Five Points in Jonesborough has a new look now that construction has started on the highway. (Photos by Lee Talbert/Johnson City Press)
JONESBOROUGH – A new development at Jonesborough’s “Five Points” intersection may lengthen commuter travel times, but a town official believes it could bolster safety for motorists and construction workers alike.
As construction crews begin building a traffic circle at the intersection of Depot Street, a temporary traffic light has been installed and the speed limit has been reduced to regulate traffic in the work area.
While the new developments may not make driving through the intersection any easier, according to Town Administrator Bob Browning, it may make it safer.
“I can’t necessarily say it’s making it easier,” Browning said. “As they’re building that traffic circle, with the amount of traffic that flows through that intersection, they’re having to create alternative measures for getting traffic through there that are safe for the motorists, but also for the construction crews.”
The project was approved in 2012 after the town asked for assistance from the Tennessee Department of Transportation after experiencing what Browning told the Johnson City Press was “a fairly significant number of accidents” at the intersection.

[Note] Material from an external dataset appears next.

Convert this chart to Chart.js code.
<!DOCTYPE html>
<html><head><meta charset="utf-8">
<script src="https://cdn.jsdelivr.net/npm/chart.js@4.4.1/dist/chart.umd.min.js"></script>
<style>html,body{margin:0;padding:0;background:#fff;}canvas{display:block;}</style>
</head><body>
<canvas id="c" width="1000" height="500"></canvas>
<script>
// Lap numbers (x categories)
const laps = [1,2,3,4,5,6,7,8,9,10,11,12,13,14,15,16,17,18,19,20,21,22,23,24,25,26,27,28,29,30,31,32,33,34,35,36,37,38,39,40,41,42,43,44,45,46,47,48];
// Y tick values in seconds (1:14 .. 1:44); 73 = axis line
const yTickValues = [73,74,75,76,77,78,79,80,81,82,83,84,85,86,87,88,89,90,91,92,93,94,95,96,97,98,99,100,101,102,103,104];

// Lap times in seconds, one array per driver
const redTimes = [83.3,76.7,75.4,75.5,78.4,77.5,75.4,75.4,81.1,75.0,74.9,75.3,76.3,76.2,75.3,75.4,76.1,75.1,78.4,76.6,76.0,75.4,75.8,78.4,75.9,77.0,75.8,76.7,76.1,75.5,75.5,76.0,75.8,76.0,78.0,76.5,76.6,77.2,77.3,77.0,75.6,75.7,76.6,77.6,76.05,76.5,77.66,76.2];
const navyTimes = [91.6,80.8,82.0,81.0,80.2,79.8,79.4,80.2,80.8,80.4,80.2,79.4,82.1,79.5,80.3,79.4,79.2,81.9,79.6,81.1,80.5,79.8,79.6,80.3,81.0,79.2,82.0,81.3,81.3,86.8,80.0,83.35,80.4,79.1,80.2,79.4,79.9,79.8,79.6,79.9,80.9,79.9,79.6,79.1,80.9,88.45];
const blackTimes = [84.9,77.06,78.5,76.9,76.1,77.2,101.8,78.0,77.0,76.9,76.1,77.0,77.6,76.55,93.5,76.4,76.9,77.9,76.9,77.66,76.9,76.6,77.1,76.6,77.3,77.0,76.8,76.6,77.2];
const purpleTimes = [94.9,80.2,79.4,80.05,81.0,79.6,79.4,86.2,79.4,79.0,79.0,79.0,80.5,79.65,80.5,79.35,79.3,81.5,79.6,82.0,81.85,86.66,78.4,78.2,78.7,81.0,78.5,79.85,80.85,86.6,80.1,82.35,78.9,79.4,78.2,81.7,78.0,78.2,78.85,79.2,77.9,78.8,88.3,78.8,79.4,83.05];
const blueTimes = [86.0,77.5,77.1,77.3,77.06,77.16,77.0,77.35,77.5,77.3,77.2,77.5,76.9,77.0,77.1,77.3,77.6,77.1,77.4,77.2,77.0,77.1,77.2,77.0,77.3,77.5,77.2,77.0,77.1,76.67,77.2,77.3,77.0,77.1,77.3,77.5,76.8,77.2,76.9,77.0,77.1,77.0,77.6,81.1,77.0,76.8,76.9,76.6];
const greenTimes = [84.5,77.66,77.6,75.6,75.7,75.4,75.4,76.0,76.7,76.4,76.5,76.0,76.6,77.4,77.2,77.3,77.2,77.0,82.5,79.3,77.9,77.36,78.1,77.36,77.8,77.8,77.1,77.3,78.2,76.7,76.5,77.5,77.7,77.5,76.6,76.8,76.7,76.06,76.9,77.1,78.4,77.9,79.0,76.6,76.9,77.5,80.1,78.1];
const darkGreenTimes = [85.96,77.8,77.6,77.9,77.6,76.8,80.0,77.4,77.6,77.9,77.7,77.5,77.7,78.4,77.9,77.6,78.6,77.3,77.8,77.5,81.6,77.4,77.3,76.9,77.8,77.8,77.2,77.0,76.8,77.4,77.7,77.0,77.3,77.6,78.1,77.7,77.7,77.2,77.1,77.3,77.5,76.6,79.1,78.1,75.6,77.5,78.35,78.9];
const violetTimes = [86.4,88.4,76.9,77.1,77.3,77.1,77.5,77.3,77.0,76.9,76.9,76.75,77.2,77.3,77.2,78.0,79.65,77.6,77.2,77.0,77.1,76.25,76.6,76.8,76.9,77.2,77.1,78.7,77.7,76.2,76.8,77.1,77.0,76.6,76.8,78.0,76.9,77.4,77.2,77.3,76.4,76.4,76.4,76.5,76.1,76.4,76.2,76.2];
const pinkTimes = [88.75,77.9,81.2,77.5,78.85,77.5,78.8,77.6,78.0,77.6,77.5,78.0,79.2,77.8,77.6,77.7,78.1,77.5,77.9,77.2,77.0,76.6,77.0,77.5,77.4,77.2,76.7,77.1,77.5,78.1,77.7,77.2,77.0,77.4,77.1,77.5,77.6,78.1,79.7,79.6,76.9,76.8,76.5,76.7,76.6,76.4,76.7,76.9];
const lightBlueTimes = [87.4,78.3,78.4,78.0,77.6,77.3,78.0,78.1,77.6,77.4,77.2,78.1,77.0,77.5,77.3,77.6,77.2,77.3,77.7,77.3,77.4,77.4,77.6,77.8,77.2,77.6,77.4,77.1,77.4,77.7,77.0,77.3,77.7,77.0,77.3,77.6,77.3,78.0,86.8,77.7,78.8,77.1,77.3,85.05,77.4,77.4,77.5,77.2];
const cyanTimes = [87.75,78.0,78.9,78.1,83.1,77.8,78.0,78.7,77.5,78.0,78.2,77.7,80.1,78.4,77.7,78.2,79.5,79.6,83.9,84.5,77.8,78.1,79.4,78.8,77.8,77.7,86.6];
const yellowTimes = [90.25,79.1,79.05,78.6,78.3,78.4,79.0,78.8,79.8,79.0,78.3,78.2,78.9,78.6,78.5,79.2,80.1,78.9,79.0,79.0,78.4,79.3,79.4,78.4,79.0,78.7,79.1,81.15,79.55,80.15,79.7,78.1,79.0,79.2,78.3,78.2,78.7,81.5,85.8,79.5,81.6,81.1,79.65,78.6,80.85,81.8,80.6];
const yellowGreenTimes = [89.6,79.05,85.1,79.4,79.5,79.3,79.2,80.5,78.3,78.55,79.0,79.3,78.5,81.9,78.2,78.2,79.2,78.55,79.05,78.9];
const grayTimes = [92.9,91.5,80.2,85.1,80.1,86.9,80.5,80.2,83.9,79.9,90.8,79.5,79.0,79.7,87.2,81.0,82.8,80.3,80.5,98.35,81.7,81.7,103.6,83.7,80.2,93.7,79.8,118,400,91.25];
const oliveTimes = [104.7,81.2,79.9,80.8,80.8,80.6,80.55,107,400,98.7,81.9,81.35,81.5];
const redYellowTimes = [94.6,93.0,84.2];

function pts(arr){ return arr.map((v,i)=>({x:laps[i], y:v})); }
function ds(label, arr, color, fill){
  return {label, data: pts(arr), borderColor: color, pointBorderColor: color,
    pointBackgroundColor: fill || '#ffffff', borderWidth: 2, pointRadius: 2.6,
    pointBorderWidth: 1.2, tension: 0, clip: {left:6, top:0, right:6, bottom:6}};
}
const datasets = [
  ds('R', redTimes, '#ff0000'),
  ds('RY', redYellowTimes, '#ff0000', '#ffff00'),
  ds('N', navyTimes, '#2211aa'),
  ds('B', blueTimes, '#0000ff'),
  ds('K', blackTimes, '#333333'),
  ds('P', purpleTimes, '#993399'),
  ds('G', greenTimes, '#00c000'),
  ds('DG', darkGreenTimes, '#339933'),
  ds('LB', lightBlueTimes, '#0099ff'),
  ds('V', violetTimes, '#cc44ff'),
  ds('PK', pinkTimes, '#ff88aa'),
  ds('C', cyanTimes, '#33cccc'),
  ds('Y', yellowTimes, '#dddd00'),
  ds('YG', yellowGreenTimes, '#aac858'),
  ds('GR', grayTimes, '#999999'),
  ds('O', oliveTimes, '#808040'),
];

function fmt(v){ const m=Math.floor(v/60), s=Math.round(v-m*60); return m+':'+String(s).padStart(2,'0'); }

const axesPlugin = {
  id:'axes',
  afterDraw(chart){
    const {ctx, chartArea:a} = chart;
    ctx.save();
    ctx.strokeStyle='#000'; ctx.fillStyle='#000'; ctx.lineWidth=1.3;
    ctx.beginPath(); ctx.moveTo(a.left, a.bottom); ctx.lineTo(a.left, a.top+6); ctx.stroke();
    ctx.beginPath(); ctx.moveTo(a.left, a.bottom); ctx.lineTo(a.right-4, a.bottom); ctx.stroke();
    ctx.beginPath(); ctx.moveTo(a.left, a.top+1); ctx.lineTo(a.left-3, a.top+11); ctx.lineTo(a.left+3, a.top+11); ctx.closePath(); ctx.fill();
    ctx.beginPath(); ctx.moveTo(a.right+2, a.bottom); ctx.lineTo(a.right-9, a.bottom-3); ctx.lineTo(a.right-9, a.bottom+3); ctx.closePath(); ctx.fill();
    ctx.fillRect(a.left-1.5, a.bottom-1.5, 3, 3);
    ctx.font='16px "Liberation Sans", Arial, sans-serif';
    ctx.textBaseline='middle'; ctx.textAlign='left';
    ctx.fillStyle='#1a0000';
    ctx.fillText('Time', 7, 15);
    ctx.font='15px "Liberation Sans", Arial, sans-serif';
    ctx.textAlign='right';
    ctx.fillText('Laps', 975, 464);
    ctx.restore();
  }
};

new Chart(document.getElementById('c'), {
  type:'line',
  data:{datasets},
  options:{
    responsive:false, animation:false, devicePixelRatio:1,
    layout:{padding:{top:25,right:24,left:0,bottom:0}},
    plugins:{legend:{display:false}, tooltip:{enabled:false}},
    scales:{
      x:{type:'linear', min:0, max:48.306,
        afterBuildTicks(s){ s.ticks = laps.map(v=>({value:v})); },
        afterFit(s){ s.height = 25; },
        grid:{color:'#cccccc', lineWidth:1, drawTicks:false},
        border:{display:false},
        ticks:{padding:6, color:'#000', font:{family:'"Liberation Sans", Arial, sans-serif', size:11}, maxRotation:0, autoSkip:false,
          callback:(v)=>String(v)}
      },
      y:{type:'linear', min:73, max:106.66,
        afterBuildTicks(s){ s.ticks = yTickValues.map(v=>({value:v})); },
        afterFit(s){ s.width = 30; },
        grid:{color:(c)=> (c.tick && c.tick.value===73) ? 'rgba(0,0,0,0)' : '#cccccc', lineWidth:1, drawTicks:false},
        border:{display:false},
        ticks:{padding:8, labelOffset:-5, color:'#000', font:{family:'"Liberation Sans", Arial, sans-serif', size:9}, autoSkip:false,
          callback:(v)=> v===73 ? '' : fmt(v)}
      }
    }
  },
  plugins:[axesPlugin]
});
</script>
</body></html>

In December, construction began after Summers-Taylor Inc. was awarded the contract, valued at $1,039,259.50.
As construction has progressed, and the temporary traffic light has been installed, Browning said motorists should expect longer-than-usual delays, especially during traffic’s peak hours.
“Most of the traffic issues are there in the late afternoon, when people are coming home, or early in the morning, when people are going to work,” Browning said. “Other times, traffic doesn’t slow down a whole lot.”
Browning said motorists could be getting a sneak peek at how traffic could move through the intersection once the traffic circle is completed.
“Other than those two heavily traveled time periods, a traffic circle keeps traffic flowing all the time,” Browning said. “It creates a much safer intersection and allows for traffic flow to keep going through there.”
TDOT Community Relations Officer Mark Nagi said the project has an estimated date of completion of May 14, even though work has been stymied by bouts of winter weather. Browning said he was appreciative of the effort put forth by Summers-Taylor’s construction crew.
“They’ve gone almost a couple of months without any activity because the weather was so bad,” Browning said. “That’s the good thing about having a contractor like Summers-Taylor on the job. We’re fortunate to have them.”
Summers-Taylor President Grant Summers said his crews were preparing for the construction of the traffic circle.
“We’ll be constructing the runaround over the next six weeks,” Summers said. “Then there will be another traffic switch onto the runaround to allow us to work on the kind-of off-ramp of (Tenn.) Highway 353 going toward Davy Crockett (High School).”
Summers said he still expects the project to be finished by mid-May.